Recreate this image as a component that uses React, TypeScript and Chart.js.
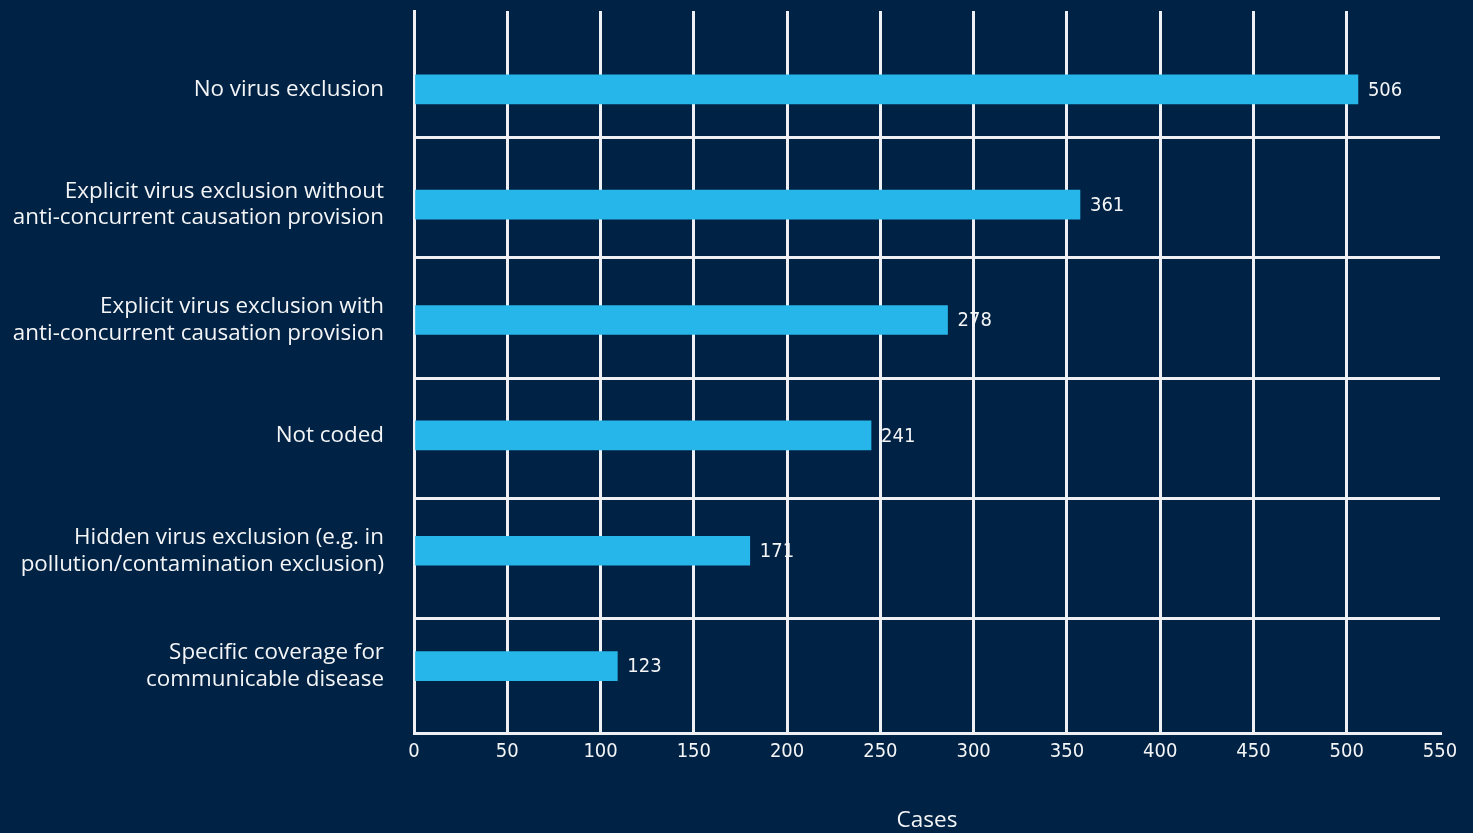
import React, { useEffect, useRef } from 'react';
import { Chart, registerables } from 'chart.js';

Chart.register(...registerables);

const categories: string[][] = [
  ['No virus exclusion'],
  ['Explicit virus exclusion without', 'anti-concurrent causation provision'],
  ['Explicit virus exclusion with', 'anti-concurrent causation provision'],
  ['Not coded'],
  ['Hidden virus exclusion (e.g. in', 'pollution/contamination exclusion)'],
  ['Specific coverage for', 'communicable disease'],
];

// bar lengths as drawn in the picture
const barValues: number[] = [506, 357, 286, 245, 180, 109];
// value labels as printed next to the bars
const valueLabels: string[] = ['506', '361', '278', '241', '171', '123'];

const xMin = 0;
const xMax = 550;
const xStep = 50;
const axisTitle = 'Cases';

const BG = '#002244';
const BAR = '#27B6E9';
const GRID = '#EEF0F3';
const TEXT = '#F4F5F7';
const NUM_FONT = "'DejaVu Sans Condensed', 'DejaVu Sans', sans-serif";
const LABEL_FONT = "'Open Sans', 'Noto Sans', sans-serif";

const valueLabelPlugin = {
  id: 'valueLabels',
  afterDatasetsDraw(chart: any) {
    const ctx = chart.ctx;
    const meta = chart.getDatasetMeta(0);
    ctx.save();
    ctx.fillStyle = TEXT;
    ctx.font = `20px ${NUM_FONT}`;
    ctx.textAlign = 'left';
    ctx.textBaseline = 'middle';
    meta.data.forEach((bar: any, i: number) => {
      ctx.fillText(valueLabels[i], bar.x + 10, bar.y + 1);
    });
    ctx.restore();
  },
};

export default function App() {
  const canvasRef = useRef<HTMLCanvasElement | null>(null);

  useEffect(() => {
    if (!canvasRef.current) return;
    const chart = new Chart(canvasRef.current, {
      type: 'bar',
      data: {
        datasets: [
          {
            data: barValues.map((v, i) => ({ x: v, y: i })) as any,
            backgroundColor: BAR,
            borderWidth: 0,
            barThickness: 29,
          },
        ],
      },
      options: {
        indexAxis: 'y',
        animation: false,
        responsive: true,
        maintainAspectRatio: false,
        layout: { padding: { top: 11, right: 33, bottom: 0, left: 0 } },
        plugins: {
          legend: { display: false },
          tooltip: { enabled: false },
        },
        scales: {
          x: {
            type: 'linear',
            position: 'bottom',
            min: xMin,
            max: xMax,
            offset: false,
            ticks: {
              stepSize: xStep,
              color: TEXT,
              font: { family: NUM_FONT, size: 20 },
              padding: 7,
            },
            grid: {
              color: (c: any) => (c.tick && c.tick.value === xMax ? 'rgba(0,0,0,0)' : GRID),
              lineWidth: 3,
              drawTicks: false,
              offset: false,
            },
            border: { display: true, color: GRID, width: 3 },
            title: {
              display: true,
              text: axisTitle,
              color: TEXT,
              font: { family: LABEL_FONT, size: 22.5, lineHeight: 1.07 },
              padding: { top: 0, bottom: 0 },
            },
            afterFit: (s: any) => {
              s.height = 100;
              s.paddingLeft = 0;
              s.paddingRight = 0;
            },
          },
          y: {
            type: 'linear',
            position: 'left',
            reverse: true,
            offset: false,
            min: -0.679,
            max: 5.58,
            afterBuildTicks: (s: any) => {
              s.ticks = categories.map((_, i) => ({ value: i }));
            },
            ticks: {
              color: TEXT,
              font: { family: LABEL_FONT, size: 22.4, lineHeight: 1.2 },
              padding: 30,
              callback: (v: any) => categories[Math.round(Number(v))] ?? '',
            },
            grid: { display: false, drawTicks: false, offset: false },
            border: { display: true, color: GRID, width: 3 },
            afterFit: (s: any) => {
              s.width = 414;
              s.paddingTop = 0;
              s.paddingBottom = 0;
            },
          },
          yGrid: {
            type: 'linear',
            position: 'right',
            reverse: true,
            offset: false,
            min: -0.058,
            max: 5.958,
            afterBuildTicks: (s: any) => {
              s.ticks = [1, 2, 3, 4, 5].map((v) => ({ value: v }));
            },
            ticks: { display: false },
            grid: { color: GRID, lineWidth: 3, drawTicks: false, offset: false },
            border: { display: false },
            afterFit: (s: any) => {
              s.width = 0;
              s.paddingTop = 0;
              s.paddingBottom = 0;
            },
          },
        },
      } as any,
      plugins: [valueLabelPlugin],
    });
    return () => chart.destroy();
  }, []);

  return (
    <div
      style={{
        position: 'fixed',
        left: 0,
        top: 0,
        width: 1473,
        height: 833,
        background: BG,
      }}
    >
      <canvas ref={canvasRef} />
    </div>
  );
}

◇ ◇ ◇ ◇ ◇

Every line from the start of the listing above through the line with "const axisTitle = 'Cases';" should be repeated exactly; skip the pictures and add nothing else.

Recreate this image as a component that uses React, TypeScript and Chart.js.
import React, { useEffect, useRef } from 'react';
import { Chart, registerables } from 'chart.js';

Chart.register(...registerables);

const categories: string[][] = [
  ['No virus exclusion'],
  ['Explicit virus exclusion without', 'anti-concurrent causation provision'],
  ['Explicit virus exclusion with', 'anti-concurrent causation provision'],
  ['Not coded'],
  ['Hidden virus exclusion (e.g. in', 'pollution/contamination exclusion)'],
  ['Specific coverage for', 'communicable disease'],
];

// bar lengths as drawn in the picture
const barValues: number[] = [506, 357, 286, 245, 180, 109];
// value labels as printed next to the bars
const valueLabels: string[] = ['506', '361', '278', '241', '171', '123'];

const xMin = 0;
const xMax = 550;
const xStep = 50;
const axisTitle = 'Cases';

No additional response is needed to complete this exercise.